Aussitôt appareillé, Marcos rattrape rapidement son retard, et après un petit détour dans une école spécialisée, réintègre l’enseignement normal. Après trois ans d’apprentissage en tant qu’employé de commerce dans une entreprise où l’on a fait preuve de « compréhension vis-à-vis de son handicap », il travaille quelques années aux Services industriels lausannois, avant de décider de reprendre des études. « Je voulais avoir une maturité commerciale, se souvient-il, mais la classe était particulièrement bruyante, et j’ai dû arrêter, d’autant qu’à l’époque, je refusais de porter un micro ! »

« C’est très difficile d’être malentendant, poursuit-il. Dans ma classe, une jeune fille parlait toujours doucement. Comme je lui demandais de répéter, elle m’a rétorqué : avec toi, il faut toujours parler fort ! Ce genre de remarques est vraiment blessant ! J’ai d’ailleurs eu beaucoup de mal à accepter mon handicap, car celui-ci me mettait à l’écart des autres. C’est aussi la raison pour laquelle j’ai créé ce groupe sur facebook, pour essayer de mieux accepter ma différence ! »

Ouvert à tous

Sitôt créé, le groupe, ouvert à tout le monde, rassemble peu à peu une vingtaine de membres, pour l’essentiel en Suisse romande et en France. « Ce n’est pas facile de regrouper des gens, constate Marcos. Au début cela a été difficile, j’ai même essayé de faire adhérer la dauphine de Miss France (Sophie Vouzelaud, Miss Limousin et sourde, ndlr), en me disant que cela allait entraîner une vague de nouveaux membres ! Malheureusement, je n’ai jamais pu l’avoir. »
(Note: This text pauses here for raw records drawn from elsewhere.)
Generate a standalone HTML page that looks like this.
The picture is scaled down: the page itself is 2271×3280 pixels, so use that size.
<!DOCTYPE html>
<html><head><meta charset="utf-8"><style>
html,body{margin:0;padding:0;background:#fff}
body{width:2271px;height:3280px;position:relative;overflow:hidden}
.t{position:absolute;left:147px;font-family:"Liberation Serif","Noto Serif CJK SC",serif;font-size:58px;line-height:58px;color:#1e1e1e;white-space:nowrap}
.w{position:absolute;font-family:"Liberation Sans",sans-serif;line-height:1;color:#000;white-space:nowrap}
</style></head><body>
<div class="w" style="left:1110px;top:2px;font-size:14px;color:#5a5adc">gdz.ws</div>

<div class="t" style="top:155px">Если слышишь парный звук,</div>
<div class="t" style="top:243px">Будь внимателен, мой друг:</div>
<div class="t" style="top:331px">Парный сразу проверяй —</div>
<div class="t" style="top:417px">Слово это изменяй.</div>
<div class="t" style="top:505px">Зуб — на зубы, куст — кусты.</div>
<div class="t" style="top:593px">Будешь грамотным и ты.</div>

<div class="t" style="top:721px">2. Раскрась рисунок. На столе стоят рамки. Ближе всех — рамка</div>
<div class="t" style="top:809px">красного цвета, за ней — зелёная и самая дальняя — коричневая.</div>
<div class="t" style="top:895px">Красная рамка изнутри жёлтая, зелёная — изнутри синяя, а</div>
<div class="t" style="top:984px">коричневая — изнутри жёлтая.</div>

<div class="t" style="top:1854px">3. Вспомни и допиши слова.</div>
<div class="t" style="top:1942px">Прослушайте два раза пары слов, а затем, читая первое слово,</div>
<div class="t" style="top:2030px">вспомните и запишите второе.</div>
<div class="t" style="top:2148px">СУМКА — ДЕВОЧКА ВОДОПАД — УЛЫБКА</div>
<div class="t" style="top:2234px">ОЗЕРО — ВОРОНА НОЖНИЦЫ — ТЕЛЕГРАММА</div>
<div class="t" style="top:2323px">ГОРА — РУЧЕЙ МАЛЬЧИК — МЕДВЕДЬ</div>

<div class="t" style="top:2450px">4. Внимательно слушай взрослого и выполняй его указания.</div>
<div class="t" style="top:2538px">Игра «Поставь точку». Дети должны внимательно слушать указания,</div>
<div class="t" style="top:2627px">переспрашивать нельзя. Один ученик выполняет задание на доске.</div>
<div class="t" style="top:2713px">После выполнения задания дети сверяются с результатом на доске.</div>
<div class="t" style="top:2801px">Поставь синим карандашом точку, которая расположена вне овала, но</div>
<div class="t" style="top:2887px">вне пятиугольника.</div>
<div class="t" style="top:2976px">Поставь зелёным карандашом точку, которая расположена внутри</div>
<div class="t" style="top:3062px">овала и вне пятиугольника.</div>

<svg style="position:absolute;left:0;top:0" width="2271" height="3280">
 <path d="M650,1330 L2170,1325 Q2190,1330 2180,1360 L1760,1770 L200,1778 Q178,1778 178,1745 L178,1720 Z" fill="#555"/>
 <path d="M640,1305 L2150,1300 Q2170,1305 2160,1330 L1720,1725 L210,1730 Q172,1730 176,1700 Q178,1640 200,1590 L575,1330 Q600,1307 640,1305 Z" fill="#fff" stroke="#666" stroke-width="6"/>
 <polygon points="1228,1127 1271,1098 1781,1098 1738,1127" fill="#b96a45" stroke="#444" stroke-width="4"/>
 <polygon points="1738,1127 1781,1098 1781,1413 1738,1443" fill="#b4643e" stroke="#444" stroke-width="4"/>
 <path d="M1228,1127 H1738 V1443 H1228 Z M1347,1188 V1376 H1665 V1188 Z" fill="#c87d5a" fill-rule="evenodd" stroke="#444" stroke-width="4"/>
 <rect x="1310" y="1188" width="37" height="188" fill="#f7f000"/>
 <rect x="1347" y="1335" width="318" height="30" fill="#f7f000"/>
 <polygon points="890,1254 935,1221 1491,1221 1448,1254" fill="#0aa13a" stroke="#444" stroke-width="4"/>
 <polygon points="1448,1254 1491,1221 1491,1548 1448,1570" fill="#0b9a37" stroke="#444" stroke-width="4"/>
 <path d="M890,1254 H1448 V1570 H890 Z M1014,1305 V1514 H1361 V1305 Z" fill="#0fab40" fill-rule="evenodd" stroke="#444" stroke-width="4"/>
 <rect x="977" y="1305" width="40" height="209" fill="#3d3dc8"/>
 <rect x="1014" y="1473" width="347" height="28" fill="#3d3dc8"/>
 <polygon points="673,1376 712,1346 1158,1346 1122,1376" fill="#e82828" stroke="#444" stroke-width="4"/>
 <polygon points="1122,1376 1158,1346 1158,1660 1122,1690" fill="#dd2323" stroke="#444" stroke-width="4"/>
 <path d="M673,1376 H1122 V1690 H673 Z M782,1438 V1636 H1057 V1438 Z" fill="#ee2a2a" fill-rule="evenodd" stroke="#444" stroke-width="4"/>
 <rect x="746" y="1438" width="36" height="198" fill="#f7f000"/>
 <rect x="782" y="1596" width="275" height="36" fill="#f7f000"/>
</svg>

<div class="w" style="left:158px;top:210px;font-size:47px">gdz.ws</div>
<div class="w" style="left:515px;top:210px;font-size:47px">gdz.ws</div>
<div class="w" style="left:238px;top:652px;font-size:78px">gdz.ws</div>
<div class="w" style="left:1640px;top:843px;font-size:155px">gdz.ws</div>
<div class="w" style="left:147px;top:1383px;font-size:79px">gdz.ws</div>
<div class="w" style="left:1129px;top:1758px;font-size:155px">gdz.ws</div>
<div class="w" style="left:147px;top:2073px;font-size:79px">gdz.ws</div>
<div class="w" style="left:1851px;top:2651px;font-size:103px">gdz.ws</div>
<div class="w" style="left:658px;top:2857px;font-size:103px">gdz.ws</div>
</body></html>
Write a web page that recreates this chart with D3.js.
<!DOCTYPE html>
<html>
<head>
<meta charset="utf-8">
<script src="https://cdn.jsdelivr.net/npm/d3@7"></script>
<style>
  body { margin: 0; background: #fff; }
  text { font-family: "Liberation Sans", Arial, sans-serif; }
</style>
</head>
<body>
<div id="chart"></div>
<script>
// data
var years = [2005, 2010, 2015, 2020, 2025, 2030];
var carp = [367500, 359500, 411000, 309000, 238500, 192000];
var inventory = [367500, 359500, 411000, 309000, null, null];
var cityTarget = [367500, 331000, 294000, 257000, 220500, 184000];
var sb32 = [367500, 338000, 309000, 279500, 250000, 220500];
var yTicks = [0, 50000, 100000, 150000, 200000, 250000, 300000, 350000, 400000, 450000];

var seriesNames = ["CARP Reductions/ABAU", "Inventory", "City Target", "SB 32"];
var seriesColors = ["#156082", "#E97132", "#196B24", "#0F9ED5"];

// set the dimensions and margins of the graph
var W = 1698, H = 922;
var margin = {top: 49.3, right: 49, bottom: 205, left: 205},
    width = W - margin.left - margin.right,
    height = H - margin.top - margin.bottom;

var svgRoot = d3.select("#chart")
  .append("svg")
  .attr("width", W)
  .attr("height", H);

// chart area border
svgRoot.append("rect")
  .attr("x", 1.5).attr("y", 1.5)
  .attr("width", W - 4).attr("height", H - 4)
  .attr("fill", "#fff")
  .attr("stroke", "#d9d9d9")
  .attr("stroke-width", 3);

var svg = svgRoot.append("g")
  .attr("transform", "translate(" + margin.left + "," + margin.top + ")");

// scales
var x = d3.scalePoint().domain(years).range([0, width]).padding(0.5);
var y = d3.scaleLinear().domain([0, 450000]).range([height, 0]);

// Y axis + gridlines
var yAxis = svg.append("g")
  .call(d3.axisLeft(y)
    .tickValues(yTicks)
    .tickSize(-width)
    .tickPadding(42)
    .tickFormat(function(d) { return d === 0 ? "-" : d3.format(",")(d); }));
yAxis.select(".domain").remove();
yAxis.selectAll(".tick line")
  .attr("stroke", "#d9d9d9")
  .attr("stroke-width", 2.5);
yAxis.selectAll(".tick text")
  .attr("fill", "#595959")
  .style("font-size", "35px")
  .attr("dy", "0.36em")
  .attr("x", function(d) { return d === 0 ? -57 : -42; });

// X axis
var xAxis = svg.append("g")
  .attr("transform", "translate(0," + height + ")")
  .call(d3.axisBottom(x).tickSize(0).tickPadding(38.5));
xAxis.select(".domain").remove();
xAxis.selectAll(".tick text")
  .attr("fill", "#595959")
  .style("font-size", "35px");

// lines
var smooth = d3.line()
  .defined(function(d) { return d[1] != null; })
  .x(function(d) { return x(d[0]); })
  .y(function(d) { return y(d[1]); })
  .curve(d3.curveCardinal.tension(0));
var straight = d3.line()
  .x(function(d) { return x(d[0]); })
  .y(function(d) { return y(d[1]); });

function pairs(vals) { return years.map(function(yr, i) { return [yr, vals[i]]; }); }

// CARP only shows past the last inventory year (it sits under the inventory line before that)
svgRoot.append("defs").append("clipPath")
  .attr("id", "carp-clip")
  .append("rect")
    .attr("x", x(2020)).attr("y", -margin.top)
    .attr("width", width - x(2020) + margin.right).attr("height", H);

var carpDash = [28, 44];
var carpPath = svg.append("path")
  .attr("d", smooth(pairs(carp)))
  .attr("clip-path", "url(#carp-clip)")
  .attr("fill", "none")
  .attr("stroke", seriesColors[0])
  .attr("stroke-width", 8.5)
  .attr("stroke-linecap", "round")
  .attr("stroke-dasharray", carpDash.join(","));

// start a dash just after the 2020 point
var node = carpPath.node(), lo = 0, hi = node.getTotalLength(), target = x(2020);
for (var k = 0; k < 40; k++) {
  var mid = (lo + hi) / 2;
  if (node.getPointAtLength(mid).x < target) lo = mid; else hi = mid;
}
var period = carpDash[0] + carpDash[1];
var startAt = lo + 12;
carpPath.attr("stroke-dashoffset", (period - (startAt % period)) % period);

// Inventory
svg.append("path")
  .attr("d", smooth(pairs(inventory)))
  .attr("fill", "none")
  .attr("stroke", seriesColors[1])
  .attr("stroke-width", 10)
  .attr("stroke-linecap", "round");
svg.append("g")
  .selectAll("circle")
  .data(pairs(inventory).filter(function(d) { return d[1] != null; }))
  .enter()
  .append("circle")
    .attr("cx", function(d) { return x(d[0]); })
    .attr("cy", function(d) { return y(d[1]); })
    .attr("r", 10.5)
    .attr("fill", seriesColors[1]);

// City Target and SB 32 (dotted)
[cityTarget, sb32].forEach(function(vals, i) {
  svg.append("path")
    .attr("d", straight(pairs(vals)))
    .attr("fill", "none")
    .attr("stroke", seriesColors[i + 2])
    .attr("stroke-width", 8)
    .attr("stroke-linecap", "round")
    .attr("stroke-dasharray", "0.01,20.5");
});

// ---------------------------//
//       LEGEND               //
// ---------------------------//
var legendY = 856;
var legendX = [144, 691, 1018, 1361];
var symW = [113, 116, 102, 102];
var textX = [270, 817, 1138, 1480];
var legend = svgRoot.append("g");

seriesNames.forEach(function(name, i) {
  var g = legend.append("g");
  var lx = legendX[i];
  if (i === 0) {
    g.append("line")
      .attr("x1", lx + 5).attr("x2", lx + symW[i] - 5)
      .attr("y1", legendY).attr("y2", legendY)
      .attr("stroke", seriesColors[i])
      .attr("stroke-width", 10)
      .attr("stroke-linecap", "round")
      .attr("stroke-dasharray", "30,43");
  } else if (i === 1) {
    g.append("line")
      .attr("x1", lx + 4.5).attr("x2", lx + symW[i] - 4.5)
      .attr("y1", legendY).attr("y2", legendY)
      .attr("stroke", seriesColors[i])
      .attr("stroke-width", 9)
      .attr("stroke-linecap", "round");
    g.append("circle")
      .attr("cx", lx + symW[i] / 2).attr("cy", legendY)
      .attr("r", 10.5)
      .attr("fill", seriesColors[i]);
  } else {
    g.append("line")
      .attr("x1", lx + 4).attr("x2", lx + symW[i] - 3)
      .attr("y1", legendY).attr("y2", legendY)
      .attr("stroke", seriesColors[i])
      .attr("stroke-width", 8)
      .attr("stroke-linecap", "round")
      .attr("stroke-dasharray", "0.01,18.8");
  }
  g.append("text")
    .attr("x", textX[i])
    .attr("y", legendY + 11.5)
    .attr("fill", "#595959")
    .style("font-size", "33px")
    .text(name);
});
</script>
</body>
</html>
Principale satisfaction du jeune Lausannois: avoir pu, via ce groupe facebook, venir en aide à d’autres malentendants, grâce aux informations pratiques qu’il fournissait. « Je suis tout de même un peu déçu de ne pas avoir plus de membres. Mais c’est un peu de ma faute, car en raison de mes études, je ne me suis pas investi dans ce groupe autant que je l’aurais souhaité, et surtout je n’ai pas trouvé le moyen de mieux attirer les candidats. C’est vraiment le plus dur ! »

Portail internet

Et de conclure: « Cette démarche m’a néanmoins fait du bien, à un moment important de ma vie, car elle m’a permis de me sentir utile et de faire beaucoup de chemin pour accepter mon handicap ! » Aujourd’hui, le groupe « Sourds et malentendants de Suisse romande » demeure ouvert à tous ceux qui souhaiteraient le faire vivre. Encouragé par l’expérience, Marcos Alvarez, de son côté, voit loin, très loin. Après ses études, il envisage de lancer sa propre entreprise de commercialisation d’appareils auditifs, « beaucoup trop chers », et de lancer, grâce aux connaissances informatiques qu’il a acquises, un véritable portail internet, entièrement consacré à la problématique de la malaudition.